In many areas of marine research, men and women are now working together as equals. However, women are still under-represented in leadership positions. Partners from eight scientific institutions in five countries around the Baltic Sea will be working together in the ‘Baltic Gender’ project in an attempt to reduce gender inequalities in marine sciences. The project is being coordinated by the GEOMAR Helmholtz Centre for Ocean Research Kiel and supported by EUR2.2 million of European Union funding. The first meeting was held on 6 and 7 October in Kiel, Germany, with the participation of 30 representatives from partner institutions.

Just like sea-going expeditions, marine research has been strongly dominated by men for a long time. This is slowly changing in recent years on research vessels and in laboratories of the respective institutions on land. According to Professor Katja Matthes, a meteorologist from GEOMAR Helmholtz Centre for Ocean Research Kiel and head of the GEOMAR Women’s Executive Board (WEB), coordinating Baltic Gender, this positive development has not reached the leadership levels of marine research yet.
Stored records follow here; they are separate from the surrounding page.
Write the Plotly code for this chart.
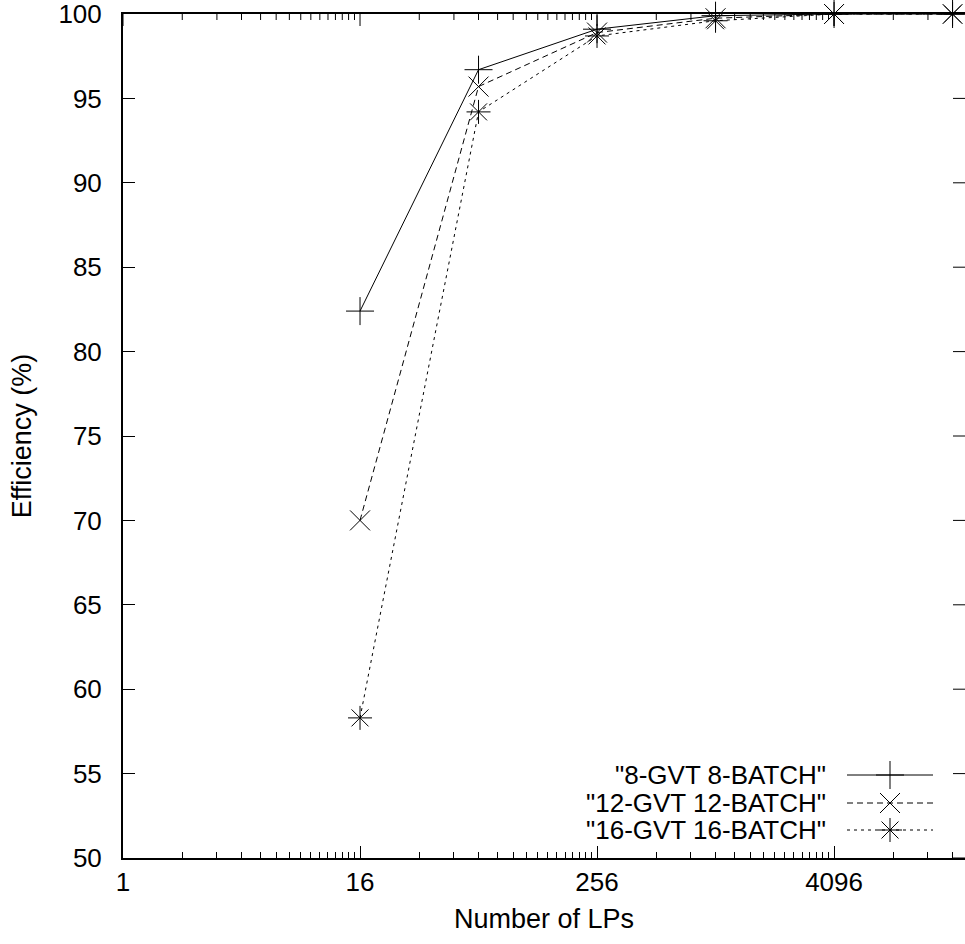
import math
import plotly.graph_objects as go

# ---------------- data ----------------
lps = [16, 64, 256, 1024, 4096, 16384]
eff_8gvt = [82.4, 96.7, 99.1, 99.9, 100.0, 100.0]
eff_12gvt = [70.0, 95.7, 98.9, 99.75, 100.0, 100.0]
eff_16gvt = [58.3, 94.2, 98.7, 99.6, 100.0, 100.0]
series_names = ['"8-GVT 8-BATCH"', '"12-GVT 12-BATCH"', '"16-GVT 16-BATCH"']

x_tick_vals = [1, 16, 256, 4096]
x_tick_text = ["1", "16", "256", "4096"]
y_tick_vals = [50, 55, 60, 65, 70, 75, 80, 85, 90, 95, 100]

# ---------------- layout constants ----------------
W, H = 965, 944
L, R, T, B = 123, 0, 14, 86
FONT = "Liberation Sans, Arial, Helvetica, sans-serif"
FS_TICK = 26
FS_TEXT = 27
FS_LEG = 26
MAJOR_LEN, MINOR_LEN = 12, 6
x_max_log = 14.21 * math.log10(2)

minor_vals = [m * 16 ** k for k in range(0, 4) for m in range(2, 16)]

styles = [
    ("solid", "cross-thin-open"),
    ("6px,4px", "x-thin-open"),
    ("3px,4px", "asterisk-open"),
]

fig = go.Figure()
for name, ys, (dash, sym) in zip(series_names, [eff_8gvt, eff_12gvt, eff_16gvt], styles):
    fig.add_trace(go.Scatter(
        x=lps, y=ys, name=name, mode="lines+markers",
        line=dict(color="black", width=1, dash=dash),
        marker=dict(symbol=sym, size=20, color="black", line=dict(color="black", width=1)),
        cliponaxis=False, showlegend=False,
    ))

# custom legend (text left of sample, gnuplot style) on a pixel-space overlay axis
leg_rows = [775, 803, 830]
for (name, (dash, sym), yy) in zip(series_names, styles, leg_rows):
    fig.add_trace(go.Scatter(
        x=[847, 933], y=[yy, yy], xaxis="x3", yaxis="y3", mode="lines",
        line=dict(color="black", width=1, dash=dash), showlegend=False, hoverinfo="skip",
    ))
    fig.add_trace(go.Scatter(
        x=[890], y=[yy], xaxis="x3", yaxis="y3", mode="markers",
        marker=dict(symbol=sym, size=20, color="black", line=dict(color="black", width=1)),
        showlegend=False, hoverinfo="skip", cliponaxis=False,
    ))
    fig.add_annotation(x=828, y=yy, xref="x3", yref="y3", text=name, showarrow=False,
                       xanchor="right", yanchor="middle",
                       font=dict(family=FONT, size=FS_LEG, color="black"))

# mirrored ticks (top and right), gnuplot style, placed at the axis tick values
# top ticks: position expressed as a fraction of the x-axis domain (log scale)
tick_line = dict(color="black", width=1)
for v in x_tick_vals + minor_vals:
    frac = math.log10(v) / x_max_log
    if frac > 1:
        continue
    ln = MAJOR_LEN if v in x_tick_vals else MINOR_LEN
    fig.add_shape(type="line", xref="x domain", x0=frac, x1=frac,
                  yref="paper", ysizemode="pixel", yanchor=1, y0=0, y1=-ln,
                  line=tick_line, layer="above")
for v in y_tick_vals:
    fig.add_shape(type="line", yref="y", y0=v, y1=v,
                  xref="paper", xsizemode="pixel", xanchor=1, x0=0, x1=-MAJOR_LEN,
                  line=tick_line, layer="above")

fig.update_layout(
    width=W, height=H,
    margin=dict(l=L, r=R, t=T, b=B, pad=0),
    paper_bgcolor="white", plot_bgcolor="white",
    font=dict(family=FONT, size=FS_TICK, color="black"),
    showlegend=False,
    xaxis=dict(
        type="log", range=[0, x_max_log],
        tickmode="array", tickvals=x_tick_vals, ticktext=x_tick_text,
        ticks="inside", ticklen=MAJOR_LEN, tickwidth=1, tickcolor="black",
        showline=True, linecolor="black", linewidth=2, mirror=True,
        showgrid=False, zeroline=False,
        ticklabelstandoff=0, ticklabeloverflow="allow",
        minor=dict(tickmode="array", tickvals=minor_vals, ticks="inside",
                   ticklen=MINOR_LEN, tickwidth=1, tickcolor="black", showgrid=False),
        title=dict(text="Number of LPs", standoff=13, font=dict(family=FONT, size=FS_TEXT)),
    ),
    yaxis=dict(
        range=[50, 100],
        tickmode="array", tickvals=y_tick_vals,
        ticks="inside", ticklen=MAJOR_LEN, tickwidth=1, tickcolor="black",
        showline=True, linecolor="black", linewidth=2,
        showgrid=False, zeroline=False,
        ticklabelstandoff=14, ticklabeloverflow="allow",
        title=dict(text="Efficiency (%)", standoff=19, font=dict(family=FONT, size=FS_TEXT)),
    ),
    xaxis3=dict(overlaying="x", range=[L, W - R], visible=False, anchor="y3"),
    yaxis3=dict(overlaying="y", range=[H - B, T], visible=False, anchor="x3"),
)

fig.write_html(
    "out.html",
    config={"displayModeBar": False},
    post_script="document.body.style.margin='0';document.body.style.overflow='hidden';",
)
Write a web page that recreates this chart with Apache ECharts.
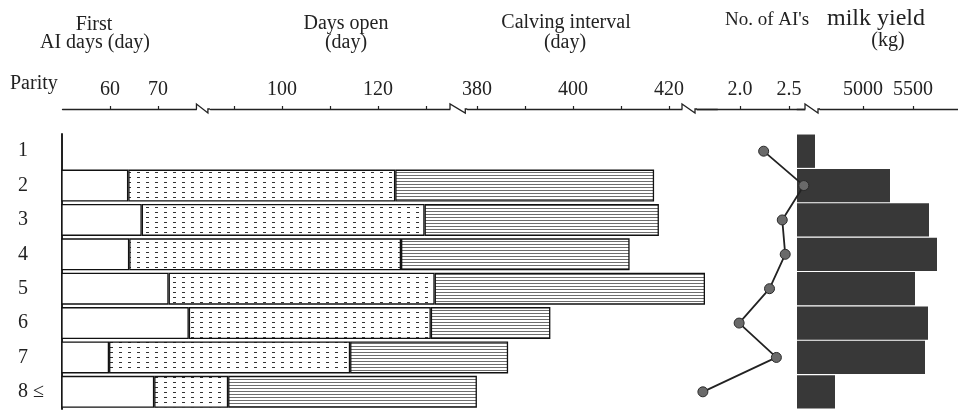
<!DOCTYPE html>
<html>
<head>
<meta charset="utf-8">
<script src="https://cdn.jsdelivr.net/npm/echarts@6/dist/echarts.min.js"></script>
<style>
  html, body { margin: 0; padding: 0; background: #fff; }
  #chart { width: 958px; height: 410px; }
</style>
</head>
<body>
<div id="chart"></div>
<script>
// parity rows, top to bottom
const parity = ['1', '2', '3', '4', '5', '6', '7', '8 ≤'];
// first AI days (day), days open (day), calving interval (day) - parity 1 has none
const firstAI = [null, 63.8, 66.6, 64.0, 72.2, 76.4, 59.8, 69.2];
const daysOpen = [null, 123.6, 129.7, 124.8, 131.8, 131.0, 114.2, 88.8];
const calving = [null, 416.9, 417.9, 411.8, 427.5, 395.3, 386.5, 380.0];
// number of AI's and milk yield (kg)
const aiCount = [2.24, 2.65, 2.43, 2.46, 2.30, 1.99, 2.37, 1.62];
const milk = [4520, 5270, 5660, 5740, 5520, 5650, 5620, 4720];
// tick labels
const dayTicks = [60, 70, 90, 100, 110, 120, 130, 380, 390, 400, 410, 420];
const dayLabels = [60, 70, 100, 120, 380, 400, 420];
const aiTicks = [2.0, 2.5];
const milkTicks = [5000, 5500];

const FONT = 'Liberation Serif';
const INK = '#222';

function pattern(w, h, draw) {
  const c = document.createElement('canvas');
  c.width = w;
  c.height = h;
  const ctx = c.getContext('2d');
  ctx.fillStyle = '#fff';
  ctx.fillRect(0, 0, w, h);
  draw(ctx);
  return { image: c, repeat: 'repeat' };
}
const dotted = pattern(9, 5, (ctx) => {
  ctx.fillStyle = '#333';
  ctx.fillRect(2, 2, 3, 1);
});
const lined = pattern(4, 3, (ctx) => {
  ctx.fillStyle = '#6e6e6e';
  ctx.fillRect(0, 1, 4, 1);
});

const openPart = daysOpen.map((v, i) => (v == null ? null : +(v - firstAI[i]).toFixed(1)));
const calvPart = calving.map((v, i) => (v == null ? null : +(v - daysOpen[i]).toFixed(1)));

const axisTop = {
  type: 'value',
  position: 'top',
  offset: 25,
  splitLine: { show: false },
  axisLine: { show: true, lineStyle: { color: INK, width: 1.3 } },
  axisTick: { show: true, length: 3, lineStyle: { color: INK, width: 1.2 } },
  axisLabel: { color: INK, fontFamily: FONT, fontSize: 20, margin: 9 },
};

const catAxis = (show) => ({
  type: 'category',
  inverse: true,
  data: parity,
  show,
  axisTick: { show: false },
  axisLine: { show, lineStyle: { color: INK, width: 2 } },
  axisLabel: { show, color: INK, fontFamily: FONT, fontSize: 20, align: 'left', margin: 44 },
});

const barBorder = { borderColor: '#111', borderWidth: 1.3 };

const chart = echarts.init(document.getElementById('chart'));
chart.setOption({
  animation: false,
  grid: [
    { left: 62, width: 655, top: 134, bottom: 1 },
    { left: 697, width: 108, top: 134, bottom: 1 },
    { left: 797, width: 161, top: 134, bottom: 1 },
  ],
  xAxis: [
    {
      ...axisTop,
      gridIndex: 0,
      min: 50,
      max: 430,
      breaks: [
        { start: 78, end: 85, gap: 2.8 },
        { start: 135, end: 378, gap: 3.6 },
      ],
      breakArea: { show: false },
      axisTick: { ...axisTop.axisTick, customValues: dayTicks },
      axisLabel: { ...axisTop.axisLabel, customValues: dayLabels },
    },
    {
      ...axisTop,
      gridIndex: 1,
      min: 1.56,
      max: 2.662,
      axisTick: { ...axisTop.axisTick, customValues: aiTicks },
      axisLabel: { ...axisTop.axisLabel, customValues: aiTicks, formatter: (v) => v.toFixed(1) },
    },
    {
      ...axisTop,
      gridIndex: 2,
      min: 4340,
      max: 5950,
      axisTick: { ...axisTop.axisTick, customValues: milkTicks },
      axisLabel: { ...axisTop.axisLabel, customValues: milkTicks, formatter: (v) => String(v) },
    },
  ],
  yAxis: [
    { ...catAxis(true), gridIndex: 0 },
    { ...catAxis(false), gridIndex: 1 },
    { ...catAxis(false), gridIndex: 2 },
  ],
  series: [
    {
      name: 'First AI days',
      type: 'bar',
      stack: 'days',
      barCategoryGap: '7%',
      itemStyle: { color: '#fff', ...barBorder },
      data: firstAI,
    },
    {
      name: 'Days open',
      type: 'bar',
      stack: 'days',
      itemStyle: { color: dotted, ...barBorder },
      data: openPart,
    },
    {
      name: 'Calving interval',
      type: 'bar',
      stack: 'days',
      itemStyle: { color: lined, ...barBorder },
      data: calvPart,
    },
    {
      name: 'Milk yield',
      type: 'bar',
      xAxisIndex: 2,
      yAxisIndex: 2,
      barCategoryGap: '3%',
      itemStyle: { color: '#383838' },
      data: milk,
      z: 2,
    },
    {
      name: "No. of AI's",
      type: 'line',
      xAxisIndex: 1,
      yAxisIndex: 1,
      symbol: 'circle',
      symbolSize: 10,
      lineStyle: { color: INK, width: 1.8 },
      itemStyle: { color: '#6a6a6a', borderColor: '#2a2a2a', borderWidth: 1 },
      data: aiCount,
      z: 5,
    },
  ],
});

// headings and the zigzag marks where the axis is broken
const axisY = 109;
const px = (axis, v) => chart.convertToPixel({ xAxisIndex: axis }, v);
const aiLeft = px(1, 1.56);
const aiRight = px(1, 2.662);
const cuts = [
  [px(0, 78), px(0, 85)],
  [px(0, 135), px(0, 378)],
  [aiLeft - 15, aiLeft],
  [aiRight, aiRight + 15],
];

const txt = (text, x, y, size, align) => ({
  type: 'text',
  x,
  y,
  silent: true,
  style: {
    text,
    fill: INK,
    font: `${size || 20}px "${FONT}"`,
    align: align || 'center',
    verticalAlign: 'middle',
  },
});

const graphic = [
  txt('First', 94, 25),
  txt('AI days (day)', 95, 43),
  txt('Days open', 346, 24),
  txt('(day)', 346, 43),
  txt('Calving interval', 566, 23),
  txt('(day)', 565, 43),
  txt("No. of AI's", 767, 20, 19),
  txt('milk yield', 876, 19, 24),
  txt('(kg)', 888, 41),
  txt('Parity', 10, 84, 20, 'left'),
];
cuts.forEach(([a, b]) => {
  graphic.push({
    type: 'rect',
    silent: true,
    z: 100,
    shape: { x: a + 0.5, y: axisY - 2, width: b - a - 1, height: 4 },
    style: { fill: '#fff' },
  });
  graphic.push({
    type: 'polyline',
    silent: true,
    z: 101,
    shape: { points: [[a, axisY], [a, axisY - 5], [b - 2, axisY + 4], [b - 2, axisY], [b, axisY]] },
    style: { stroke: INK, lineWidth: 1.3, fill: null },
  });
});
chart.setOption({ graphic });
</script>
</body>
</html>
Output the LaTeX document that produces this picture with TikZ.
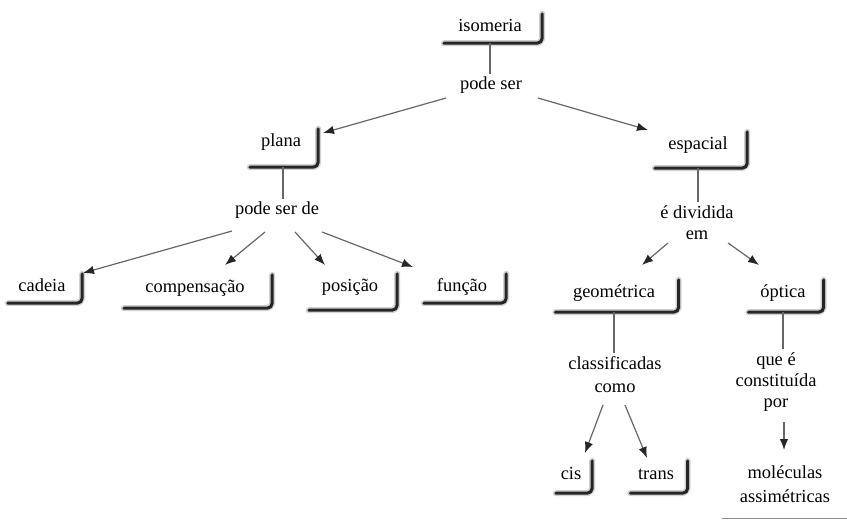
\documentclass[tikz,border=0pt]{standalone}
\usepackage{fontspec}
\setmainfont{Liberation Serif}
\usetikzlibrary{arrows.meta}
\begin{document}
\begin{tikzpicture}[x=1bp,y=-1bp,
  every node/.style={font=\fontsize{18.5}{22}\selectfont},
  box/.style 2 args={minimum width=#1, text height=18bp, text depth=#2, inner xsep=0pt, inner ysep=0pt, anchor=base},
  lbl/.style={align=center, anchor=base, inner sep=3bp},
  con/.style={draw=black!60, line width=1.2bp},
  arr/.style={con, -{Latex[length=11bp,width=8.5bp,color=black!85]}},
  shline/.style={line width=3bp, draw=black!85, rounded corners=5bp, line cap=round},
  shblur/.style={line width=6bp, draw=black!18, rounded corners=6bp, line cap=round},
]
\useasboundingbox (0,0) rectangle (847,521);

% boxes
\node[box={98bp}{11bp}]  (iso)    at (490,32)  {isomeria};
\node[box={68bp}{20bp}]  (plana)  at (281,147) {plana};
\node[box={74bp}{11bp}]  (cadeia) at (42,292)  {cadeia};
\node[box={148bp}{15bp}] (comp)   at (195,293) {compensação};
\node[box={88bp}{18bp}]  (pos)    at (350,292) {posição};
\node[box={82bp}{11bp}]  (func)   at (462,292) {função};
\node[box={92bp}{18bp}]  (esp)    at (698,150) {espacial};
\node[box={123bp}{14bp}] (geo)    at (614,298) {geométrica};
\node[box={75bp}{14bp}]  (opt)    at (783,298) {óptica};
\node[box={36bp}{14bp}]  (cis)    at (571,479) {cis};
\node[box={57bp}{14bp}]  (trans)  at (656,479) {trans};

\foreach \n in {iso,plana,cadeia,comp,pos,func,esp,geo,opt,cis,trans} {
  \draw[shblur] ([xshift=3bp]\n.south west) -- ([xshift=3bp]\n.south east) -- ([xshift=3bp]\n.north east);
  \draw[shline] ([xshift=3bp]\n.south west) -- ([xshift=3bp]\n.south east) -- ([xshift=3bp]\n.north east);
}

% linking phrases (anchor base = baseline of the last line)
\node[lbl] (ps)   at (491,90)  {pode ser};
\node[lbl] (psd)  at (277,215) {pode ser de};
\node[lbl] (ediv) at (697,240) {é dividida\\em};
\node[lbl,font=\fontsize{18.5}{23}\selectfont] (clas) at (615,392) {classificadas\\como};
\node[lbl,font=\fontsize{18.5}{21}\selectfont] (que)  at (776,407) {que é\\constituída\\por};
\node[lbl,font=\fontsize{18.5}{24}\selectfont] (mol)  at (785,502) {moléculas\\assimétricas};

% connectors
\draw[con] (iso.south) -- (iso.south |- ps.north);
\draw[arr] ([shift={(-45,8)}]ps.base) -- ([shift={(42,-14)}]plana.base);
\draw[arr] ([shift={(47,8)}]ps.base) -- ([shift={(-50,-20)}]esp.base);

\draw[con] ([xshift=2bp]plana.south) -- ([xshift=2bp]plana.south |- psd.north);
\draw[arr] ([shift={(-45,16)}]psd.base) -- ([shift={(41,-19)}]cadeia.base);
\draw[arr] ([shift={(-12,17)}]psd.base) -- ([shift={(30,-28)}]comp.base);
\draw[arr] ([shift={(18,17)}]psd.base) -- ([shift={(-25,-27)}]pos.base);
\draw[arr] ([shift={(45,17)}]psd.base) -- ([shift={(-49,-25)}]func.base);

\draw[con] (esp.south) -- (esp.south |- ediv.north);
\draw[arr] ([shift={(-29,3)}]ediv.base) -- ([shift={(28,-33)}]geo.base);
\draw[arr] ([shift={(31,3)}]ediv.base) -- ([shift={(-24,-33)}]opt.base);

\draw[con] (geo.south) -- (geo.south |- clas.north);
\draw[con] (opt.south) -- (opt.south |- que.north);
\draw[arr] ([shift={(-12,13)}]clas.base) -- ([shift={(14,-26)}]cis.base);
\draw[arr] ([shift={(10,13)}]clas.base) -- ([shift={(-9,-21)}]trans.base);
\draw[arr] ([shift={(8,15)}]que.base) -- ([shift={(-1,-52)}]mol.base);

% stray rule at the bottom right
\draw[black!45, line width=0.8bp] (722,518) -- (847,518);
\end{tikzpicture}
\end{document}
Beyond the PhD and post-doc stage, she finds women to be under-represented. The inequality is even more striking at the level of full-professor or within the engineering staff.

Besides the GEOMAR in Kiel the partners at Baltic Gender include the Kiel University, the Kiel University of Applied Sciences, the Leibniz Institute for Baltic Sea Research Warnemünde, the Estonian Marine Institute (University of Tartu), the Klaipeda University (Lithuania), the Lund University (Sweden) and the Finnish Environment Institute.

Interesting Region

Ms. Sarah Braun, the equal opportunity officer from the Kiel University of Applied Sciences, finds the Baltic-Sea region especially interesting for this project. Here, very different cultures and developments regarding gender equality exist close to each other. The Scandinavian countries are known as global leaders in the equality of men and women in research. Germany has developed active policies in recent years to address the issue, while the Baltic States have initiated only a few measures in this respect so far.

Project partners will collect and compare standardised gender-related data from all participating institutions. Based on the analysis of long-term data, scientists can identify trends towards equality or inequality and define specific targets to improve the situation. The goal is the introduction and implementation of Gender Equality Plans in each of the partner institution, according to Dr. Iris Werner, the equal opportunity officer at the Kiel University. She adds that these plans play an important role in committing institutions to long-term approaches, realistic targets and concrete measures, which eventually lead to the necessary structural changes. 

Integrating the Gender Dimension

Baltic Gender will establish practical schemes to promote gender equality in the partner institutions. These include establishment of grass-root networks, gender focused training and mentoring schemes, family-friendly policies and gender-sensitive teaching methods. The project will also explore new ways of integrating the gender dimension in each step of the research process. All involved in research are sensitised on gender equality themes and those themes are firmly anchored in university education as well. In order to achieve students, PhD’s and established scientist need to be engaged, as Prof. Joanna Waniek, a physical oceanographer and equal opportunity officer at the Leibniz Institute for Baltic Sea Research Warnemünde, explains.

The recommendations and results of the project will be delivered in brochures, blogs and guidelines aiming at a broader public. Other research disciplines across the EU should be able to benefit from the work accomplished.